That is not aspirational. That is materialistic. You are saying that you don't want to be judged by what you own. That is fair. No one does. You may not know this but women also get measured by their possessions. My friend shows me online posts that say things like, "Must be fit, slim, in great health, financially comfortable and independent, and able to pay own way", or " Looking for attractive, fit woman who likes to cook and looks good doing it. Must be at a good financial place in life. Having own car is a must". Women feel pressured to stay looking like they are in their 20s, and if any health problems develop it is game over. Now they have to prove that they won't in any way be a burden.
There are many men out searching for women with their own houses and good pensions. The saying is that the 50+ male crowd are often looking for a "nurse or a purse". Women also have to watch for romance scammers.
I think everyone just wants to be loved for themselves. It is scary for everyone. Yes there are selfish people of both sexes out there, but there are also beautiful hearts that love the Lord, care about others, and are sincere. I believe that we need to lift each other up and abandon the battle of the sexes. We are His and need to treat each other with respect. Bless you.
I agree with you 100%! I run across this all the time even on 'Christian' dating sites.

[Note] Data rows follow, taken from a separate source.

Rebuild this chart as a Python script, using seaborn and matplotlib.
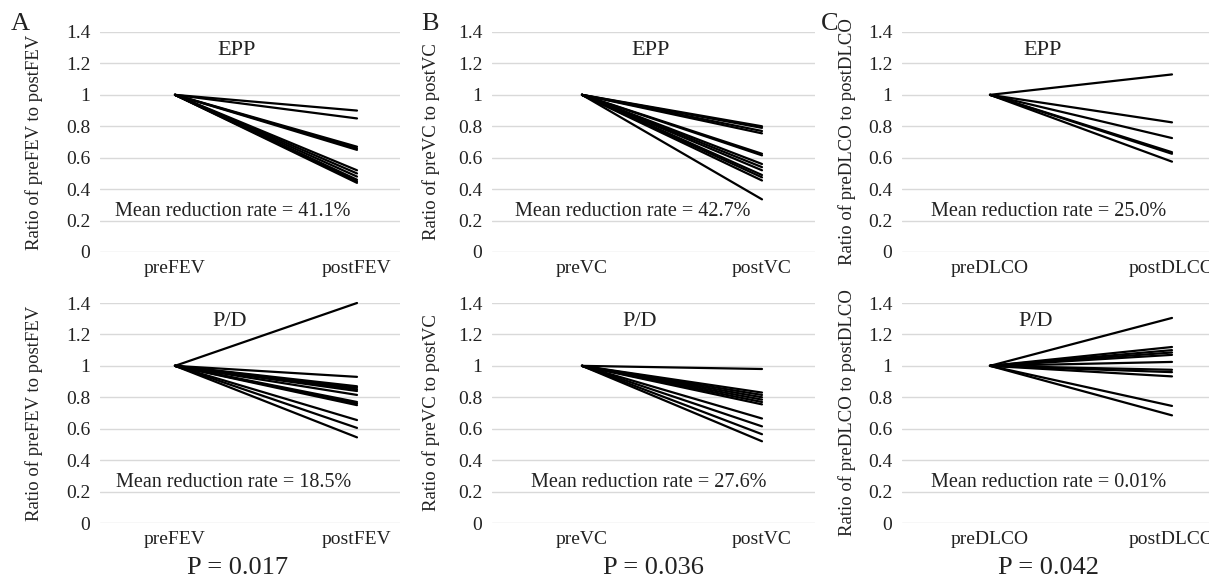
import pandas as pd
import matplotlib.pyplot as plt
import seaborn as sns

# post/pre ratios (pre is always 1)
fev_epp = [0.90, 0.85, 0.67, 0.66, 0.65, 0.52, 0.50, 0.48, 0.46, 0.45, 0.44]
vc_epp = [0.80, 0.79, 0.77, 0.755, 0.625, 0.615, 0.56, 0.54, 0.52, 0.49, 0.475, 0.455, 0.335]
dlco_epp = [1.13, 0.825, 0.725, 0.635, 0.625, 0.575]
fev_pd = [1.40, 0.93, 0.87, 0.86, 0.85, 0.84, 0.815, 0.77, 0.76, 0.75, 0.655, 0.605, 0.545]
vc_pd = [0.98, 0.83, 0.815, 0.80, 0.785, 0.77, 0.755, 0.665, 0.615, 0.565, 0.52]
dlco_pd = [1.305, 1.12, 1.10, 1.085, 1.07, 1.025, 0.975, 0.96, 0.933, 0.745, 0.685]

params = ['FEV', 'VC', 'DLCO']
letters = ['A', 'B', 'C']
epp_rates = ['41.1%', '42.7%', '25.0%']
pd_rates = ['18.5%', '27.6%', '0.01%']
p_values = ['0.017', '0.036', '0.042']

sns.set_theme(style='white')
plt.rcParams['font.family'] = ['Liberation Serif', 'DejaVu Serif']

W, H = 1209, 583
fig = plt.figure(figsize=(W / 100, H / 100), dpi=100)

# pixel layout: gridline start, gridline end, pre x, post x
cols = [(100, 400, 175, 357), (492, 815, 582, 762), (902, 1240, 990, 1172)]
rows = [(32, 252), (303, 523)]
title_x = [[0.34, 0.38, 0.29], [0.30, 0.32, 0.25]]
mean_x = [[0.32, 0.28, 0.32], [0.32, 0.37, 0.32]]
ylab_off = [57, 52, 46]
p_x = [238, 653, 1049]
letter_x = [20, 430, 830]

data = [[fev_epp, vc_epp, dlco_epp], [fev_pd, vc_pd, dlco_pd]]

for r, (ytop, ybot) in enumerate(rows):
    for c, (x0, x1, c0, c1) in enumerate(cols):
        ax = fig.add_axes([x0 / W, (H - ybot) / H, (x1 - x0) / W, (ybot - ytop) / H])
        post = data[r][c]
        name = params[c]
        df = pd.DataFrame({
            'subject': list(range(len(post))) * 2,
            'time': ['pre' + name] * len(post) + ['post' + name] * len(post),
            'ratio': [1.0] * len(post) + post,
        })
        sns.lineplot(data=df, x='time', y='ratio', units='subject', estimator=None,
                     color='black', linewidth=1.6, ax=ax, clip_on=False)
        unit = c1 - c0
        ax.set_xlim((x0 - c0) / unit, (x1 - c0) / unit)
        ax.set_ylim(0, 1.4)
        ax.set_yticks([0, 0.2, 0.4, 0.6, 0.8, 1.0, 1.2, 1.4])
        ax.set_yticklabels(['0', '0.2', '0.4', '0.6', '0.8', '1', '1.2', '1.4'])
        ax.grid(axis='y', color='#d9d9d9', linewidth=1)
        ax.set_axisbelow(True)
        for s in ax.spines.values():
            s.set_visible(False)
        ax.tick_params(axis='both', length=0, labelsize=14, colors='#222222')
        ax.tick_params(axis='y', pad=7)
        ax.tick_params(axis='x', pad=6)
        ax.set_xlabel('')
        ax.set_ylabel('Ratio of pre%s to post%s' % (name, name), fontsize=13.5, color='#222222')
        ax.yaxis.set_label_coords(-ylab_off[c] / (x1 - x0), 0.5)
        ax.text(title_x[r][c], 1.28, 'EPP' if r == 0 else 'P/D', fontsize=16,
                ha='center', va='center', color='#222222')
        rate = epp_rates[c] if r == 0 else pd_rates[c]
        ax.text(mean_x[r][c], 0.26, 'Mean reduction rate = ' + rate, fontsize=14.5,
                ha='center', va='center', color='#222222')

for c in range(3):
    fig.text(p_x[c] / W, 1 - 568 / H, 'P = ' + p_values[c],
             fontsize=19, ha='center', va='center', color='#222222')

for lx, lt in zip(letter_x, letters):
    fig.text(lx / W, 1 - 24 / H, lt, fontsize=19, ha='center', va='center', color='#222222')

fig.savefig('out.png', dpi=100)
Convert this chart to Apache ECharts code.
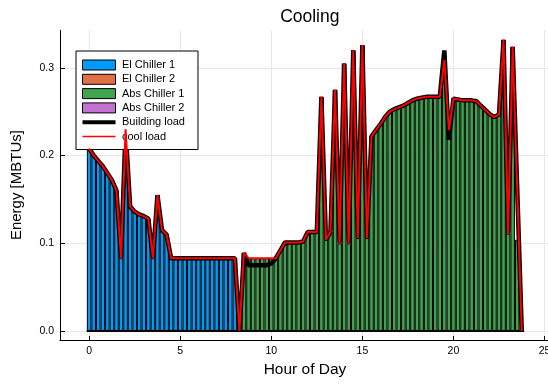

I state in my profile that I am seeking a woman that has the same attraction to me as I have for her.
What I am attracted to is this: not too skinny but not obviously overweight either. I want a woman who is between 5'5" to 6'1" tall due to the fact that I am 6'1" tall. Her age can be any age up to 69 (I'm almost 60 myself) but I have to draw the line at a woman who still wants to have children because I'm fixed. So realistically, a woman in her 40's would be more appealing to me. I also do not have an ethnic preference, so women who are of Caribbean descent, Latinos, black, American Indian, and taller Asian women can appeal to who I find attractive. First and foremost above all else is that they have a personal relationship with God through Jesus Christ, His Son.
When I am on non Christian sites such as Plenty Of Fish, what I keep running across on there are women who say that they want a 'God fearing man.' I ask them to define that term as I have found that a man who is not a strong believer as I am is not what they are looking for. Being 'unequally yoked' also applies to Christian believers. My ex-wife was Mennonite and towards the end of our marriage I discovered that she held different views and beliefs about scripture than what she had told me when we decided to me married. Those differences became points of contention with her. (See what proverbs says about living with a contentious woman.)
The bottom line is that both need to be spiritually compatible.
Also, material possessions are irrelevant and is especially true with the older we get because some of what we accumulate will be duplicated by what the other person has. No one should use material possessions or lack of them for the basis of whether or not you want a relationship with that person.
For years, my ex-wife harped about me having a minimum wage job when we first met (after we had been married for several years) and made the statement that if she had thought about it she would not have considered marrying me! (At the time I was a self-employed Computer Technician and charging up to $100.00 an hour for my services.)
There is only One you need to be pleasing to and that is God! Let Him have control in all things and He will bring someone to you that you will be fully compatible with!